Retype the opening lines of the listing below, ending with the line that contains "(h4t) at (1034,68.5)", and leave out any pictures.

- [Data]
## begin

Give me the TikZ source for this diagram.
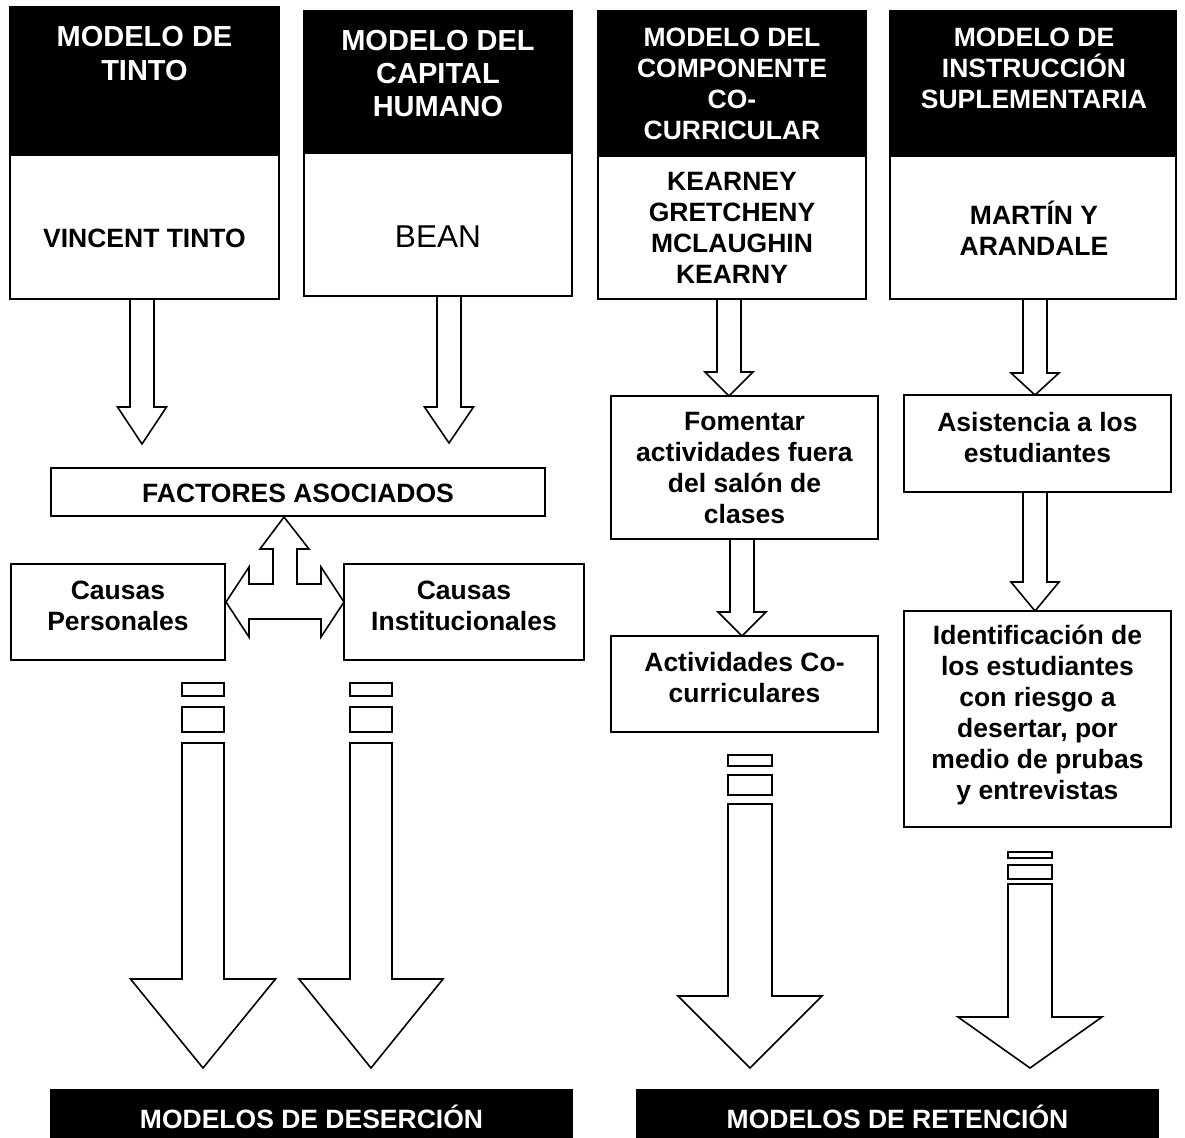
\documentclass[tikz,border=0pt]{standalone}
\usepackage{fontspec}
\setmainfont{Liberation Sans}
\usetikzlibrary{fit}

% type sizes
\newcommand\bodyf{\fontsize{13.25}{15.5}\selectfont\bfseries}
\newcommand\headf{\fontsize{14.5}{16.7}\selectfont\bfseries}
\newcommand\beanf{\fontsize{15.8}{18}\selectfont}

% hollow block arrow pointing down:
% #1 centre x, #2 top of shaft, #3 head base, #4 tip, #5 shaft half width, #6 head half width
\newcommand\blkdown[6]{%
  \draw[barrow] ({#1-#5},#2) -- ({#1-#5},#3) -- ({#1-#6},#3) -- (#1,#4)
    -- ({#1+#6},#3) -- ({#1+#5},#3) -- ({#1+#5},#2) -- cycle;}

% striped block arrow: two cut slices above the shaft
% #1 centre x, #2 half width, #3/#4 first slice, #5/#6 second slice,
% #7 shaft top, #8 head base, #9 head half width; tip at 1068
\newcommand\stripdown[9]{%
  \draw[barrow] ({#1-#2},#3) rectangle ({#1+#2},#4);
  \draw[barrow] ({#1-#2},#5) rectangle ({#1+#2},#6);
  \blkdown{#1}{#7}{#8}{1068}{#2}{#9}}

\begin{document}
\begin{tikzpicture}[x=0.5pt,y=-0.5pt,
  hdr/.style={draw=black,fill=black,inner sep=0pt,line width=0.6pt},
  wbox/.style={draw=black,fill=white,inner sep=0pt,line width=1pt},
  htxt/.style={text=white,align=center,inner sep=0pt},
  btxt/.style={text=black,align=center,inner sep=0pt,font=\bodyf},
  barrow/.style={draw=black,fill=white,line width=0.8pt,line join=miter}]
\useasboundingbox (0,0) rectangle (1185,1137);

% ---- column headers ----
\node[hdr,fit={(10,7) (279,153)}] (h1) {};
\node[hdr,fit={(304,11) (572,153)}] (h2) {};
\node[hdr,fit={(598,11) (866,156)}] (h3) {};
\node[hdr,fit={(890,11) (1176,156)}] (h4) {};
\node[htxt,font=\headf] (h1t) at (144.5,53.5) {MODELO DE\\TINTO};
\node[htxt,font=\headf] (h2t) at (438,73.5) {MODELO DEL\\CAPITAL\\HUMANO};
\node[htxt,font=\bodyf] (h3t) at (732,84) {MODELO DEL\\COMPONENTE\\CO-\\CURRICULAR};
\node[htxt,font=\bodyf] (h4t) at (1034,68.5) {MODELO DE\\INSTRUCCIÓN\\SUPLEMENTARIA};

% ---- authors ----
\node[wbox,fit={(10,155) (279,299)}] (w1) {};
\node[wbox,fit={(304,153) (572,296)}] (w2) {};
\node[wbox,fit={(598,156) (866,299)}] (w3) {};
\node[wbox,fit={(890,156) (1176,299)}] (w4) {};
\node[btxt] (w1t) at (144.5,238) {VINCENT TINTO};
\node[btxt,font=\beanf] (w2t) at (438,237) {BEAN};
\node[btxt] (w3t) at (732,227.5) {KEARNEY\\GRETCHENY\\MCLAUGHIN\\KEARNY};
\node[btxt] (w4t) at (1034,228) {MARTÍN Y\\ARANDALE};

% ---- desertion branch ----
\node[wbox,fit={(51,468) (545,516)}] (fa) {};
\node[btxt] (fat) at (298,493) {FACTORES ASOCIADOS};
\node[wbox,fit={(11,564) (225,660)}] (cp) {};
\node[btxt] (cpt) at (118,606) {Causas\\Personales};
\node[wbox,fit={(344,564) (584,660)}] (ci) {};
\node[btxt] (cit) at (464,606) {Causas\\Institucionales};

% ---- retention branch ----
\node[wbox,fit={(611,396) (878,539)}] (fo) {};
\node[btxt] (fot) at (744.5,468) {Fomentar\\actividades fuera\\del salón de\\clases};
\node[wbox,fit={(611,636) (878,732)}] (ac) {};
\node[btxt] (act) at (744.5,677.5) {Actividades Co-\\curriculares};
\node[wbox,fit={(904,395) (1171,492)}] (as) {};
\node[btxt] (ast) at (1037.5,438) {Asistencia a los\\estudiantes};
\node[wbox,fit={(904,611) (1171,827)}] (id) {};
\node[btxt] (idt) at (1037.5,715) {Identificación de\\los estudiantes\\con riesgo a\\desertar, por\\medio de prubas\\y entrevistas};

% ---- block arrows between boxes ----
\blkdown{142}{299}{407}{444}{12}{24.5}
\blkdown{449}{296}{407}{443}{12}{24.5}
\blkdown{729}{299}{372}{396}{12}{24}
\blkdown{1035}{299}{373}{395}{12}{24}
\blkdown{742}{539}{612}{636}{12}{24}
\blkdown{1035}{492}{582}{611}{12}{24}

% three-way arrow joining the causes with the factors
\draw[barrow] (284,517) -- (309,549) -- (297,549) -- (297,584) -- (321,584)
  -- (321,567) -- (344,602) -- (321,637) -- (321,619) -- (249,619)
  -- (249,637) -- (226,602) -- (249,567) -- (249,584) -- (273,584)
  -- (273,549) -- (260,549) -- cycle;

% ---- striped arrows to the summaries ----
\stripdown{203}{21}{683}{696}{707}{732}{743}{979}{72.5}
\stripdown{371}{21}{683}{696}{707}{732}{743}{979}{72}
\stripdown{750}{22}{755}{766}{775}{795}{804}{996}{72}
\stripdown{1030}{22}{852}{858}{865}{879}{884}{1017}{72}

% ---- summaries ----
\node[hdr,fit={(51,1090) (572,1137)}] (md) {};
\node[htxt,font=\bodyf] (mdt) at (311.5,1117) {MODELOS DE DESERCIÓN};
\node[hdr,fit={(637,1090) (1158,1137)}] (mr) {};
\node[htxt,font=\bodyf] (mrt) at (897.5,1117) {MODELOS DE RETENCIÓN};
\end{tikzpicture}
\end{document}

## end

- [Solution to the problem]
Give me the TikZ source for this diagram.
\documentclass[tikz,border=0pt]{standalone}
\usepackage{fontspec}
\setmainfont{Liberation Sans}
\usetikzlibrary{fit}

% type sizes
\newcommand\bodyf{\fontsize{13.25}{15.5}\selectfont\bfseries}
\newcommand\headf{\fontsize{14.5}{16.7}\selectfont\bfseries}
\newcommand\beanf{\fontsize{15.8}{18}\selectfont}

% hollow block arrow pointing down:
% #1 centre x, #2 top of shaft, #3 head base, #4 tip, #5 shaft half width, #6 head half width
\newcommand\blkdown[6]{%
  \draw[barrow] ({#1-#5},#2) -- ({#1-#5},#3) -- ({#1-#6},#3) -- (#1,#4)
    -- ({#1+#6},#3) -- ({#1+#5},#3) -- ({#1+#5},#2) -- cycle;}

% striped block arrow: two cut slices above the shaft
% #1 centre x, #2 half width, #3/#4 first slice, #5/#6 second slice,
% #7 shaft top, #8 head base, #9 head half width; tip at 1068
\newcommand\stripdown[9]{%
  \draw[barrow] ({#1-#2},#3) rectangle ({#1+#2},#4);
  \draw[barrow] ({#1-#2},#5) rectangle ({#1+#2},#6);
  \blkdown{#1}{#7}{#8}{1068}{#2}{#9}}

\begin{document}
\begin{tikzpicture}[x=0.5pt,y=-0.5pt,
  hdr/.style={draw=black,fill=black,inner sep=0pt,line width=0.6pt},
  wbox/.style={draw=black,fill=white,inner sep=0pt,line width=1pt},
  htxt/.style={text=white,align=center,inner sep=0pt},
  btxt/.style={text=black,align=center,inner sep=0pt,font=\bodyf},
  barrow/.style={draw=black,fill=white,line width=0.8pt,line join=miter}]
\useasboundingbox (0,0) rectangle (1185,1137);

% ---- column headers ----
\node[hdr,fit={(10,7) (279,153)}] (h1) {};
\node[hdr,fit={(304,11) (572,153)}] (h2) {};
\node[hdr,fit={(598,11) (866,156)}] (h3) {};
\node[hdr,fit={(890,11) (1176,156)}] (h4) {};
\node[htxt,font=\headf] (h1t) at (144.5,53.5) {MODELO DE\\TINTO};
\node[htxt,font=\headf] (h2t) at (438,73.5) {MODELO DEL\\CAPITAL\\HUMANO};
\node[htxt,font=\bodyf] (h3t) at (732,84) {MODELO DEL\\COMPONENTE\\CO-\\CURRICULAR};
\node[htxt,font=\bodyf] (h4t) at (1034,68.5) {MODELO DE\\INSTRUCCIÓN\\SUPLEMENTARIA};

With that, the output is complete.